Families are investing in pet healthcare with scholarships
“The price of a good gundog is a broken heart at the end.” - Rudyard Kipling
Our pets are indispensable members of our families. Though they do not speak our chosen language, they communicate with us far more clearly than do most others day to day. Their loyalty is absolute. Their love is free and overwhelming. They pack decades of joy and experience into their compressed lifespans and return unto us ten-fold all the love we may give. They are our friends, and the best of these. Yet, for all the joy, we know at the outset of each relationship how it must end. Still, even knowing that, we begin.
Ellie the Lab was the best friend anyone could have. She was as much a part of her people’s lives as any human might have been. When Austin and Megan Ashley and their daughter, all of Raleigh, Miss., had to say goodbye to Ellie, they were at a loss as to what to do next. Ellie had been too strong a force of nature to simply fade away. They found their answer at Mississippi State University.
One day not long ago, Ellie took sick and was diagnosed with an irreparable heart ailment that left her future most uncertain. On the short side, some estimates gave her only six weeks. With the extraordinary efforts of the Ashleys’ family vet, Dr. Jennifer White of Sumrall, Miss., Ellie and her people enjoyed one another’s company for almost another full year.
Dr. White had handled Ellie’s regular care since the Labrador retriever’s earliest days. In Ellie’s latter weeks, Dr. White went so far above and beyond, the Ashleys decided to honor her and remember Ellie by funding a scholarship with the vet school at MSU — Dr. White’s alma mater and the place where the friends of our best friends perfect their skill.
The Ashleys routinely did weekly meal prep for Ellie, organized medicine and planned treatments, and Dr. White helped throughout. “Having a vet who would come to your house to help keep everything on track, doing things she didn’t have to do, was just extraordinary,” Austin said. “You don’t get that often in today’s world.”
After Ellie was gone, Megan and Austin prayed about what to do next. They were led to create a scholarship to help students training to follow in the paths Dr. White and so many more have trod. They founded the Ellie Anne Ashley Scholarship for students pursuing degrees in veterinary medicine.
“What we’re giving is not a whole lot, but every bit helps,” Austin said. “As long as we’re doing that, Ellie’s legacy lives on, and Dr. White’s extraordinary contributions are recognized. We hope to grow the scholarship larger and larger over time. We’re glad we’re able to give, and that we have the Foundation to give through.”
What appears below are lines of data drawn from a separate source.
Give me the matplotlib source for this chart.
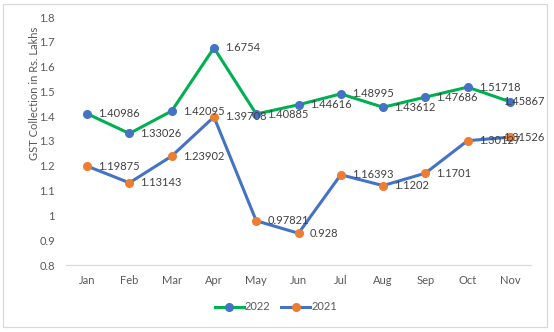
import matplotlib
matplotlib.use("Agg")
import matplotlib.pyplot as plt
from matplotlib.patches import Rectangle
from matplotlib.lines import Line2D

# Monthly GST collection (Rs. Lakhs)
months = ["Jan", "Feb", "Mar", "Apr", "May", "Jun", "Jul", "Aug", "Sep", "Oct", "Nov"]
gst_2022 = [1.40986, 1.33026, 1.42095, 1.6754, 1.40885, 1.44616, 1.48995, 1.43612, 1.47686, 1.51718, 1.45867]
gst_2021 = [1.19875, 1.13143, 1.23902, 1.39708, 0.97821, 0.928, 1.16393, 1.1202, 1.1701, 1.30127, 1.31526]
y_ticks = [0.8, 0.9, 1.0, 1.1, 1.2, 1.3, 1.4, 1.5, 1.6, 1.7, 1.8]

GREEN = "#00B050"
BLUE = "#4472C4"
ORANGE = "#ED7D31"
TICK_COLOR = "#595959"
LABEL_COLOR = "#404040"
FONT = ["Lato", "DejaVu Sans"]
FS = 8.0

plt.rcParams["font.family"] = FONT

W, H = 554, 332
fig = plt.figure(figsize=(W / 100, H / 100), dpi=100)
fig.patch.set_facecolor("white")

# chart border
fig.patches.append(Rectangle((3 / W, 5 / H), 544 / W, 323 / H, transform=fig.transFigure,
                             fill=False, edgecolor="#D9D9D9", linewidth=0.9))

ax = fig.add_axes([66 / W, 67 / H, (531 - 66) / W, (265 - 17) / H])
x = list(range(len(months)))

ax.plot(x, gst_2022, color=GREEN, linewidth=2.2, marker="o", markersize=5.5,
        markerfacecolor=BLUE, markeredgecolor=BLUE, zorder=3, clip_on=False)
ax.plot(x, gst_2021, color=BLUE, linewidth=2.2, marker="o", markersize=5.5,
        markerfacecolor=ORANGE, markeredgecolor=ORANGE, zorder=4, clip_on=False)

def label_points(values):
    for i, v in enumerate(values):
        dx = -5 if i == len(values) - 1 else 8
        ax.annotate(f"{v:g}", (i, v), xytext=(dx, 0), textcoords="offset points",
                    ha="left", va="center", fontsize=FS, color=LABEL_COLOR, zorder=6)

label_points(gst_2022)
label_points(gst_2021)

ax.set_xlim(-0.5, len(months) - 0.5)
ax.set_ylim(0.8, 1.8)
ax.set_xticks(x)
ax.set_xticklabels(months)
ax.set_yticks(y_ticks)
ax.set_yticklabels([f"{t:g}" for t in y_ticks])
ax.tick_params(axis="both", length=0, labelsize=FS, labelcolor=TICK_COLOR)
ax.tick_params(axis="y", pad=8)
ax.tick_params(axis="x", pad=7)
for side in ["top", "right", "left"]:
    ax.spines[side].set_visible(False)
ax.spines["bottom"].set_color("#D9D9D9")
ax.spines["bottom"].set_linewidth(0.9)
ax.set_facecolor("none")

fig.text(35 / W, 1 - 93 / H, "GST Collection in Rs. Lakhs", rotation=90,
         ha="center", va="center", fontsize=FS, color=TICK_COLOR)

handles = [
    Line2D([], [], color=GREEN, linewidth=2.2, marker="o", markersize=5.5,
           markerfacecolor=BLUE, markeredgecolor=BLUE),
    Line2D([], [], color=BLUE, linewidth=2.2, marker="o", markersize=5.5,
           markerfacecolor=ORANGE, markeredgecolor=ORANGE),
]
leg = fig.legend(handles, ["2022", "2021"], loc="center", bbox_to_anchor=(276 / W, 1 - 307 / H),
                 ncol=2, frameon=False, fontsize=FS, handlelength=2.6, handletextpad=0.1,
                 columnspacing=1.0, borderpad=0, borderaxespad=0)
for t in leg.get_texts():
    t.set_color(TICK_COLOR)

fig.savefig("out.png", dpi=100, facecolor="white")
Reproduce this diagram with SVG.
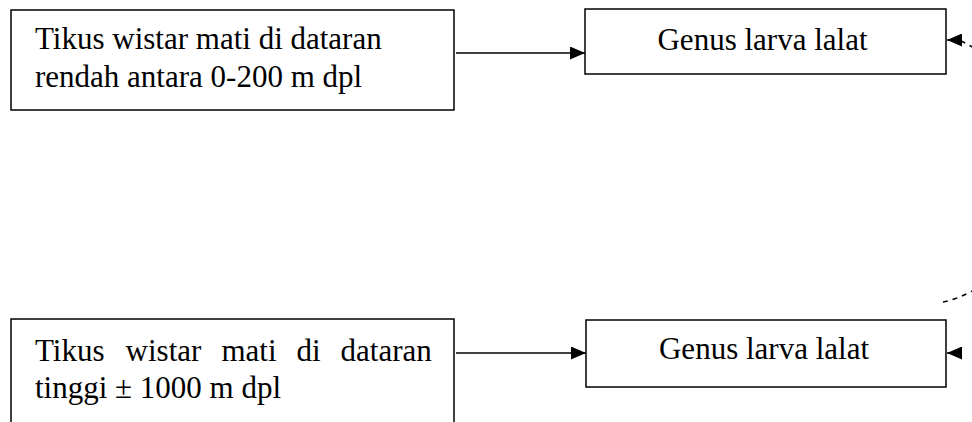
<svg xmlns="http://www.w3.org/2000/svg" width="972" height="422" viewBox="0 0 972 422">
<defs>
<style>
.box{fill:#fff;stroke:#000;stroke-width:1.5}
.t{font-family:"Liberation Serif","Times New Roman",serif;font-size:31px;fill:#000}
.c{fill:none;stroke:#000;stroke-width:1.5}
.d{fill:none;stroke:#000;stroke-width:1.5;stroke-dasharray:5 5}
</style>
<marker id="ah" markerWidth="15" markerHeight="13" refX="15" refY="6.5" orient="auto" markerUnits="userSpaceOnUse">
<path d="M0,0 L15,6.5 L0,13 Z" fill="#000"/>
</marker>
</defs>
<rect width="972" height="422" fill="#fff"/>
<g id="node-low">
<rect class="box" x="11" y="10" width="443" height="100"/>
<text class="t" x="35" y="49">Tikus wistar mati di dataran</text>
<text class="t" x="35" y="87">rendah antara 0-200 m dpl</text>
</g>
<g id="node-genus-top">
<rect class="box" x="585" y="9" width="361" height="65"/>
<text class="t" x="762.5" y="50" text-anchor="middle">Genus larva lalat</text>
</g>
<g id="node-high">
<rect class="box" x="11" y="319" width="443" height="120"/>
<text class="t" y="361"><tspan x="35">Tikus</tspan><tspan x="125.6">wistar</tspan><tspan x="221.4">mati</tspan><tspan x="296.5">di</tspan><tspan x="340.6">dataran</tspan></text>
<text class="t" x="35" y="398">tinggi ± 1000 m dpl</text>
</g>
<g id="node-genus-bottom">
<rect class="box" x="586" y="320" width="360" height="67"/>
<text class="t" x="764" y="359" text-anchor="middle">Genus larva lalat</text>
</g>
<g id="connectors">
<line class="c" x1="456" y1="53" x2="585" y2="53" marker-end="url(#ah)"/>
<line class="c" x1="456" y1="353" x2="586" y2="353" marker-end="url(#ah)"/>
<path class="c" d="M961,40 L947,40" marker-end="url(#ah)"/>
<path class="d" d="M961,41 Q967,44 974,48"/>
<path class="c" d="M961,353 L947,353" marker-end="url(#ah)"/>
<path class="d" d="M943,302 Q958,299 974,290"/>
</g>
</svg>
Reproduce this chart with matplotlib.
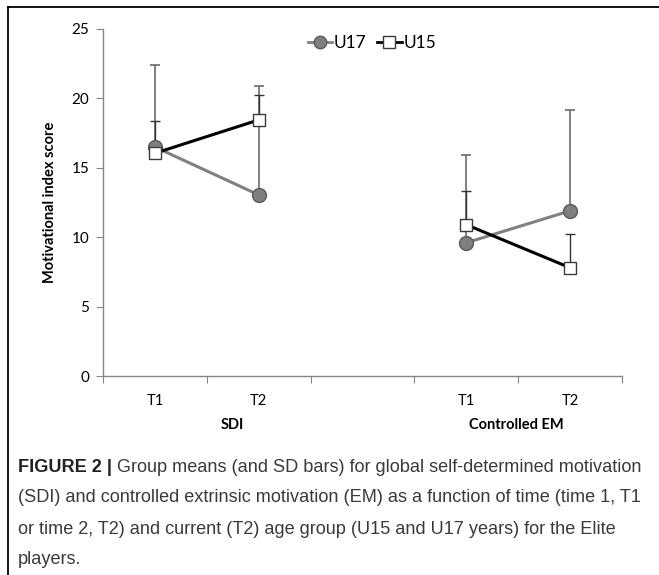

Many others have taken such opportunities to help, including Cheyenne and Parker Prisock, of Starkville. The two high school sweethearts have been together for a decade and a half, and they enjoy their pets as members of their family.
Their dogs, Colt and Penny, are German short haired pointers. They’re as much a part of the Prisock family as anyone may be.
“We think it’s important to invest in the future generations of veterinary technicians to make sure our pets, along with those of everyone else, receive the best care they can,” Cheyenne Prisock said. “We believe the MSU program provides that opportunity, so why not invest in what we believe in?”
She and their friends, Mary Beth and Billy Baldwin, also of Starkville, are funding scholarships for students at the vet school through regular monthly payments that, Cheyenne says, don’t amount to a great sacrifice.
“When you divide it out week by week, it’s what I might well have spent on coffee,” Cheyenne said. “I’d much rather spend it on this, on something that can make a difference forever.”
The Cheyenne and Parker Prisock Vet Tech Scholarship, and the Mary Beth and Billy Baldwin Vet Tech Scholarship support students working to become veterinary technicians.
“We just want to help somebody because we’ve been touched by so many,” Mary Beth said. “We want to be able to support the people in the trenches doing the work that makes a difference.”